* WHAT THE TASK REQUIRES
Set down exactly the lines from the one with "Clone this diagram in TikZ." to the one with "(0,0) rectangle (1526,581);", both included, and no line outside that range.
****************************************
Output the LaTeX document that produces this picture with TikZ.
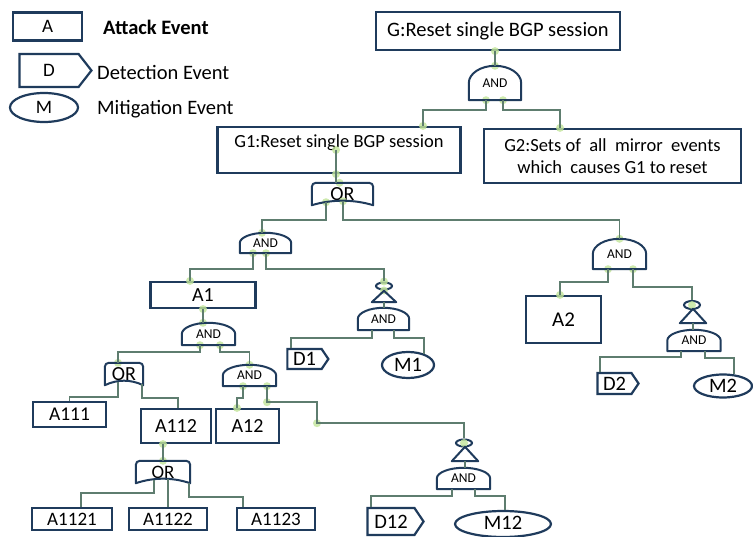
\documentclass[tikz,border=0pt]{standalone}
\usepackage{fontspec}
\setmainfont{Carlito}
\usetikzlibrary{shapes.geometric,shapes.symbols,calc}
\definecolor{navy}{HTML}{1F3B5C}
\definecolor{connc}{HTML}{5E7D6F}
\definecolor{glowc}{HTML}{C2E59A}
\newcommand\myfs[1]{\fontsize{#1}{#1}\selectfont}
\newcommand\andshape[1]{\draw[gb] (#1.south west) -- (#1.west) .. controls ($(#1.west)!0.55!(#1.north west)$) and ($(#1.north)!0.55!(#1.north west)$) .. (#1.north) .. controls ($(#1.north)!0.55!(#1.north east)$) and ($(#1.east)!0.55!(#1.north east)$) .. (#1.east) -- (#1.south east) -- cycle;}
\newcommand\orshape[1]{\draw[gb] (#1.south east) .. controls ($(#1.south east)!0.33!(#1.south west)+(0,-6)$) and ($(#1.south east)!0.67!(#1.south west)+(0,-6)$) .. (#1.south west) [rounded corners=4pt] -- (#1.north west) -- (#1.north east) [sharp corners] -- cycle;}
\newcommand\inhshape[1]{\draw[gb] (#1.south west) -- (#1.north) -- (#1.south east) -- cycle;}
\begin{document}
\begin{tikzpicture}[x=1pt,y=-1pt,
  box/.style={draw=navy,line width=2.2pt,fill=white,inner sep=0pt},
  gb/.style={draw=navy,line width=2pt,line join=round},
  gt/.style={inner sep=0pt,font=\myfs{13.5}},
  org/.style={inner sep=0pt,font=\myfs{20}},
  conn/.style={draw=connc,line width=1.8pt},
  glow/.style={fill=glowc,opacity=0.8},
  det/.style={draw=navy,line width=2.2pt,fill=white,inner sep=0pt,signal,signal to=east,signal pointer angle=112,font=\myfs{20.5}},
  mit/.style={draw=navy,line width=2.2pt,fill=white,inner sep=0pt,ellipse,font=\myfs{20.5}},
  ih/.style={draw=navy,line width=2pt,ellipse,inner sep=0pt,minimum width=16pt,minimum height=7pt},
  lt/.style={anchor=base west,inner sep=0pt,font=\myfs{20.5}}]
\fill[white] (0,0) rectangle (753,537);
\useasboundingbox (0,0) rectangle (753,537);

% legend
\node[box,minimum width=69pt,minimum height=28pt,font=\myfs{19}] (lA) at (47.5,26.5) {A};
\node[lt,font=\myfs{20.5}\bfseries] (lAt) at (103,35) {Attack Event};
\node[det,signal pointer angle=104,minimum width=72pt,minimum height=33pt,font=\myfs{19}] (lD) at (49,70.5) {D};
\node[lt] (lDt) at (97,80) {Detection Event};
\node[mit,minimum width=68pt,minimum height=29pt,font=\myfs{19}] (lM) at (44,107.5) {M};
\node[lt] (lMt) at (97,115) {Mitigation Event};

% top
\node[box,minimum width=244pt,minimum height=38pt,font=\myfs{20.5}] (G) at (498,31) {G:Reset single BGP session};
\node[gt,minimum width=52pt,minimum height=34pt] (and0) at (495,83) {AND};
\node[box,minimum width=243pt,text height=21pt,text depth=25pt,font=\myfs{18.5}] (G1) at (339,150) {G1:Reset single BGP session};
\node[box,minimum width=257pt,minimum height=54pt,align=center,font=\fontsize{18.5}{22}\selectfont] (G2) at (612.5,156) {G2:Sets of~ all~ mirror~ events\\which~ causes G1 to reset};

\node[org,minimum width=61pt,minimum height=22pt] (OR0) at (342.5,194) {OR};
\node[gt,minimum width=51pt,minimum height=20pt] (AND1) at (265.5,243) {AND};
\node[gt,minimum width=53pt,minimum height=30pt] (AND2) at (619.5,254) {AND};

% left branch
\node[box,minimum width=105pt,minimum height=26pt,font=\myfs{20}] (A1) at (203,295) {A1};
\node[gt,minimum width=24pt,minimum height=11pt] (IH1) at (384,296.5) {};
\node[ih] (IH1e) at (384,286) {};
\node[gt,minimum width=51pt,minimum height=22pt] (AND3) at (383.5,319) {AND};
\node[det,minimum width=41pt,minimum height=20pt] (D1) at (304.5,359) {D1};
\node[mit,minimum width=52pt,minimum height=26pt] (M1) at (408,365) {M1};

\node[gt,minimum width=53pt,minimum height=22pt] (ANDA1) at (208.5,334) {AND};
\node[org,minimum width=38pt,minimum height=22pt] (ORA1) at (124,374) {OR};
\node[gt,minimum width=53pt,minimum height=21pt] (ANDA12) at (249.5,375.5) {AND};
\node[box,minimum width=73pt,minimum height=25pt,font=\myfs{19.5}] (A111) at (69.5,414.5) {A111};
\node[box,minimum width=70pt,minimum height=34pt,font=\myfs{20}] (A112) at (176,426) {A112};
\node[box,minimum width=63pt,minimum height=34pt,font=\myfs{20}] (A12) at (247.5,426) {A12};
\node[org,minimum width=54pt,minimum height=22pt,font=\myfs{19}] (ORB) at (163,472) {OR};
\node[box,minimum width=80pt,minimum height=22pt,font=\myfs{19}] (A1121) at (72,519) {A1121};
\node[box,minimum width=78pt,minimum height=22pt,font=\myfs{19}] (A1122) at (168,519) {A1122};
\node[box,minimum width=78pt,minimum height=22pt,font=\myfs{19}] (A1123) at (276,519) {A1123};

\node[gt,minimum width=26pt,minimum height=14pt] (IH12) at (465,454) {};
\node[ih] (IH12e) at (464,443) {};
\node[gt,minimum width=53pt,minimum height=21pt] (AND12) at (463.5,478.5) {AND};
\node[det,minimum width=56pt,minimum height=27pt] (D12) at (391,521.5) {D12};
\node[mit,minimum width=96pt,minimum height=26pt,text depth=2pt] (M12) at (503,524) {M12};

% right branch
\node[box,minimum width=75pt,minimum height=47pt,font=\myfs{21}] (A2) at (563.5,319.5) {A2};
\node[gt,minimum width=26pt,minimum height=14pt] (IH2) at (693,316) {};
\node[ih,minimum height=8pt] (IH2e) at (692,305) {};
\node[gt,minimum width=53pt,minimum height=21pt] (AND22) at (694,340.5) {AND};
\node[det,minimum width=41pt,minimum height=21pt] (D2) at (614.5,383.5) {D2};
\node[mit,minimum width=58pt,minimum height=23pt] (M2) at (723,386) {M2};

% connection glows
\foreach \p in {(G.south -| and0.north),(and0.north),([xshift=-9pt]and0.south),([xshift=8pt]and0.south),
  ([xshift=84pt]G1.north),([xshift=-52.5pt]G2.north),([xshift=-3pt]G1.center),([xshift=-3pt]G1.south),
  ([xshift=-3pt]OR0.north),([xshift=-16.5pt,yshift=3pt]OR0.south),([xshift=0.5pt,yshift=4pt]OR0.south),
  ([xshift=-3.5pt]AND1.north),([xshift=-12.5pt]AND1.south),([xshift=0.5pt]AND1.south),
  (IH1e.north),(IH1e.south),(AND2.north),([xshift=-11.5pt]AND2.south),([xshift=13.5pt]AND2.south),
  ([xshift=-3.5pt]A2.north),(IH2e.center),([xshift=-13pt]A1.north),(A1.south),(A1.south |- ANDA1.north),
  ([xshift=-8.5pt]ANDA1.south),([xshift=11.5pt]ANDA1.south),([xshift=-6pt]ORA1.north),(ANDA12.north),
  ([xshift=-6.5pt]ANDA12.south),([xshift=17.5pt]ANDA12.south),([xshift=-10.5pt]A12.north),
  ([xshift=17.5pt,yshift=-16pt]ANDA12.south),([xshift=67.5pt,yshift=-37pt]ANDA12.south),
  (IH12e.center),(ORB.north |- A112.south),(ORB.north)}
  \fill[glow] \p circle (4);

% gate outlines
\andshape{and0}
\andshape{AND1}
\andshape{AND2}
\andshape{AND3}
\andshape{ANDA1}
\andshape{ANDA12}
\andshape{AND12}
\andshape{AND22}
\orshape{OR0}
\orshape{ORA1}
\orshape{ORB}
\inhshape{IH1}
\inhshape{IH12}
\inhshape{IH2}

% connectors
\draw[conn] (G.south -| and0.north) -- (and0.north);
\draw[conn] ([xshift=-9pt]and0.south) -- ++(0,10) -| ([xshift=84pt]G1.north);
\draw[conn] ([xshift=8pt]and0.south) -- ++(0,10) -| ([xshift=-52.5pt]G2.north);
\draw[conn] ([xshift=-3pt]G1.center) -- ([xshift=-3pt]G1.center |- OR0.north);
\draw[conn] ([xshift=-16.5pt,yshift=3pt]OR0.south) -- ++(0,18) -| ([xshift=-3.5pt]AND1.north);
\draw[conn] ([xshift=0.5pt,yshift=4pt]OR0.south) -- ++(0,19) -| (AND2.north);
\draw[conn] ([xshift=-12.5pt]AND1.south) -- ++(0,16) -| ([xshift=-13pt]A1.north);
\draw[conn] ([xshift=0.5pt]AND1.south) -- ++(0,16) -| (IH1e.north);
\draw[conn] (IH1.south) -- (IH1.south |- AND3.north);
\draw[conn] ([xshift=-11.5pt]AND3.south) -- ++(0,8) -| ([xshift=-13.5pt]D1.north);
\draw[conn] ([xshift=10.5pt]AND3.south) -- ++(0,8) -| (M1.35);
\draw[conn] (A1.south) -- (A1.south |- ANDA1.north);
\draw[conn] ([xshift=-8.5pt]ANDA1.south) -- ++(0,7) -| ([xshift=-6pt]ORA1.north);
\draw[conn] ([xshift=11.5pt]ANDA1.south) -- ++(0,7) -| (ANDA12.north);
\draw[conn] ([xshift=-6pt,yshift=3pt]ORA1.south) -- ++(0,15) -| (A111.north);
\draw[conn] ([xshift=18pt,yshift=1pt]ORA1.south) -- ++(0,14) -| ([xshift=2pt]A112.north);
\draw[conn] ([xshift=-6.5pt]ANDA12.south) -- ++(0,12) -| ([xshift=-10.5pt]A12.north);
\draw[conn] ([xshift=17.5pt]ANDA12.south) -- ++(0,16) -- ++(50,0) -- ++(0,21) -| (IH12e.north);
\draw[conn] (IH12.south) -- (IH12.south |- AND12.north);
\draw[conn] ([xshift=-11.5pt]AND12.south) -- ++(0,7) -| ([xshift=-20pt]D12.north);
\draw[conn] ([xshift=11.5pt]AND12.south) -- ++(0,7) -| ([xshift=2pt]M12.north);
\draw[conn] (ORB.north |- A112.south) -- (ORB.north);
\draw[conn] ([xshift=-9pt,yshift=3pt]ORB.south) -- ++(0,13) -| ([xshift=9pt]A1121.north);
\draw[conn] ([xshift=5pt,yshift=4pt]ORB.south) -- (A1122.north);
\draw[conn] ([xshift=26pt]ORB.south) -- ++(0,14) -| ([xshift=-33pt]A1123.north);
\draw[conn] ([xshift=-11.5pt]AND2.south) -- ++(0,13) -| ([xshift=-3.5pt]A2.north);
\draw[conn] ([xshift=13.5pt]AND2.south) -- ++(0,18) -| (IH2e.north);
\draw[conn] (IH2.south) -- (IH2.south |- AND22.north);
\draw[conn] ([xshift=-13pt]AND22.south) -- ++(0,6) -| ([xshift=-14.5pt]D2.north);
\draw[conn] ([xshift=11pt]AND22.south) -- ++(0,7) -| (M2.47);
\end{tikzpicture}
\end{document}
****************************************
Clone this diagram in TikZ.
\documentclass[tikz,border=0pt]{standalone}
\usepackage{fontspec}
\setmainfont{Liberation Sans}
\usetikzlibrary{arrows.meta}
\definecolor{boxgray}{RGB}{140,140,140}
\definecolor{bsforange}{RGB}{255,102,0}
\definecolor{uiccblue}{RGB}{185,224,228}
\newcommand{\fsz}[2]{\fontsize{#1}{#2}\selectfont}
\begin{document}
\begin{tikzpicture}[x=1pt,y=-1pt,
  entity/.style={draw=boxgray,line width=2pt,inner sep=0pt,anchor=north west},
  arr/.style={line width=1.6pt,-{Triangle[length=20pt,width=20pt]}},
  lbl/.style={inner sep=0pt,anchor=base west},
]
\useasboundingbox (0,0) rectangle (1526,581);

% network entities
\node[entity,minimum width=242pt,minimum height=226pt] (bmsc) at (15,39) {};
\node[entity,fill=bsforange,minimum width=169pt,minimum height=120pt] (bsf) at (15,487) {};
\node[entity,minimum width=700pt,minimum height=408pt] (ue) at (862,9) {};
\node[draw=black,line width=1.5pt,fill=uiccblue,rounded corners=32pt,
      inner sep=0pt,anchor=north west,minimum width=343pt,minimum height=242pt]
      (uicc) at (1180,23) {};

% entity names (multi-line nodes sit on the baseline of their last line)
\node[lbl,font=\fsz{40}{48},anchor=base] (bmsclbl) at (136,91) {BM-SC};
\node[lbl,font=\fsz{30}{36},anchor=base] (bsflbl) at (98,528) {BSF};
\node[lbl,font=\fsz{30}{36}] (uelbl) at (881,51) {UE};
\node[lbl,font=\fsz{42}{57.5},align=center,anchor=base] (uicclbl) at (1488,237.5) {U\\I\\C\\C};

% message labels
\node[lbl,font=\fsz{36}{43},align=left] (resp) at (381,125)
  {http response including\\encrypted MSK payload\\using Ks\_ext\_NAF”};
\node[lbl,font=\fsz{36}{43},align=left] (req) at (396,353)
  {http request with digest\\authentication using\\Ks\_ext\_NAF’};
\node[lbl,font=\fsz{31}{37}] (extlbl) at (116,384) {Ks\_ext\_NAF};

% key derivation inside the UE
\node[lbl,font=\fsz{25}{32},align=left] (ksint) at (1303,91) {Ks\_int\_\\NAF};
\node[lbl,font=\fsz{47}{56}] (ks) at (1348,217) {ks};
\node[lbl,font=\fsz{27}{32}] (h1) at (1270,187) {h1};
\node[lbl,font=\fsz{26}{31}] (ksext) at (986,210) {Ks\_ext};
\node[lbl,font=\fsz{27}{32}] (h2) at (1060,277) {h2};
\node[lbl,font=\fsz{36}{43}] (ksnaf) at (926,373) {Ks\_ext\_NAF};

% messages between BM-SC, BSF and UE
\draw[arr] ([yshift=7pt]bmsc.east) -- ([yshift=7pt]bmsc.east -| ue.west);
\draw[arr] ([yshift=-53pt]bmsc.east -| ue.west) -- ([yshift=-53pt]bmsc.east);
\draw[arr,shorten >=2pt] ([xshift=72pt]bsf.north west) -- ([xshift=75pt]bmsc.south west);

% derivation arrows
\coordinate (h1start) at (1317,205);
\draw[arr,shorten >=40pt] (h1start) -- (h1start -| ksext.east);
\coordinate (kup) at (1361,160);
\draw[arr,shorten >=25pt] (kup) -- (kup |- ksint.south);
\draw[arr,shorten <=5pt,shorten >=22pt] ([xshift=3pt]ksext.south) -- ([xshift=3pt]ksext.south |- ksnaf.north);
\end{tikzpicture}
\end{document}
****************************************
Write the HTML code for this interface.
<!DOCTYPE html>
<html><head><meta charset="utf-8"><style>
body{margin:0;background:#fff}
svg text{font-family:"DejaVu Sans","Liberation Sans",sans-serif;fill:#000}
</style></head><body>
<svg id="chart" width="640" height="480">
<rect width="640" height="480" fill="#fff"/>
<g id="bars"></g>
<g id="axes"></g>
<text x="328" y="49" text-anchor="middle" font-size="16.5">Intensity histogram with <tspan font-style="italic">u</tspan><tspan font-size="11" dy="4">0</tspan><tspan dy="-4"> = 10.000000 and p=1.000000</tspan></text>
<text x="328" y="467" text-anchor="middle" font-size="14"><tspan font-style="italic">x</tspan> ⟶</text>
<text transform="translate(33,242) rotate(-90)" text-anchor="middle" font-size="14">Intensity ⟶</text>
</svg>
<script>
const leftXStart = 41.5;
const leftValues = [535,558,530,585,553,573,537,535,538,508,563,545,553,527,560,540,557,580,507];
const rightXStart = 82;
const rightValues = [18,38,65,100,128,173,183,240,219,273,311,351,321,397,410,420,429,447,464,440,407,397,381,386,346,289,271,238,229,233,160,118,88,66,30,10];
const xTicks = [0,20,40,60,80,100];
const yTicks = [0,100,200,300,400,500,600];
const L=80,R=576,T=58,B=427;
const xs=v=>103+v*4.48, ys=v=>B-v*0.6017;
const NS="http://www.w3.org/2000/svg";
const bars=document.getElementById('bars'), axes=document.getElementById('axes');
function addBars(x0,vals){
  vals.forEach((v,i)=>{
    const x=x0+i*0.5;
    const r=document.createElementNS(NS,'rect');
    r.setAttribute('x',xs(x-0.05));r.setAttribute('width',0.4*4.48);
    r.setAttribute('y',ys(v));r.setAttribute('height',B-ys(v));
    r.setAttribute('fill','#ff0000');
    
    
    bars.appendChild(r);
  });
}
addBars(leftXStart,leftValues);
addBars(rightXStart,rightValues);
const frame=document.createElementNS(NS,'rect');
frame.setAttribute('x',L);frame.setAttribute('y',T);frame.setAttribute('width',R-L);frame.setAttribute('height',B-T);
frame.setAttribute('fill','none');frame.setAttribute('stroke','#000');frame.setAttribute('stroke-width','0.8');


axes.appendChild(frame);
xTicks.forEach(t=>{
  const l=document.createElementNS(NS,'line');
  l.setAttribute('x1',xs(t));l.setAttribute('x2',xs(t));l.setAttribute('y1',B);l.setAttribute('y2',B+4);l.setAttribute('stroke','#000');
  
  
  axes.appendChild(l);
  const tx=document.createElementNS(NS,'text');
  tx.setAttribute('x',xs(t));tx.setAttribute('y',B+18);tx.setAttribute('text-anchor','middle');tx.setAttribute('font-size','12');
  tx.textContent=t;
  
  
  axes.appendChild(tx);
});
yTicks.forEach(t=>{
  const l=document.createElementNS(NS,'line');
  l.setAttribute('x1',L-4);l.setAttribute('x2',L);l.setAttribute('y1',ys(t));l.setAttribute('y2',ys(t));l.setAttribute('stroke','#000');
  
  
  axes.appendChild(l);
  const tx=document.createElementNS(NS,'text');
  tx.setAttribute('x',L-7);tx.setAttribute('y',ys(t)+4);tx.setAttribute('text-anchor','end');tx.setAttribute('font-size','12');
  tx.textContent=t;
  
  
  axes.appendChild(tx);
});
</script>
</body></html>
****************************************
* OUTPUT FOR THIS EXERCISE
Clone this diagram in TikZ.
\documentclass[tikz,border=0pt]{standalone}
\usepackage{fontspec}
\setmainfont{Liberation Sans}
\usetikzlibrary{arrows.meta}
\definecolor{boxgray}{RGB}{140,140,140}
\definecolor{bsforange}{RGB}{255,102,0}
\definecolor{uiccblue}{RGB}{185,224,228}
\newcommand{\fsz}[2]{\fontsize{#1}{#2}\selectfont}
\begin{document}
\begin{tikzpicture}[x=1pt,y=-1pt,
  entity/.style={draw=boxgray,line width=2pt,inner sep=0pt,anchor=north west},
  arr/.style={line width=1.6pt,-{Triangle[length=20pt,width=20pt]}},
  lbl/.style={inner sep=0pt,anchor=base west},
]
\useasboundingbox (0,0) rectangle (1526,581);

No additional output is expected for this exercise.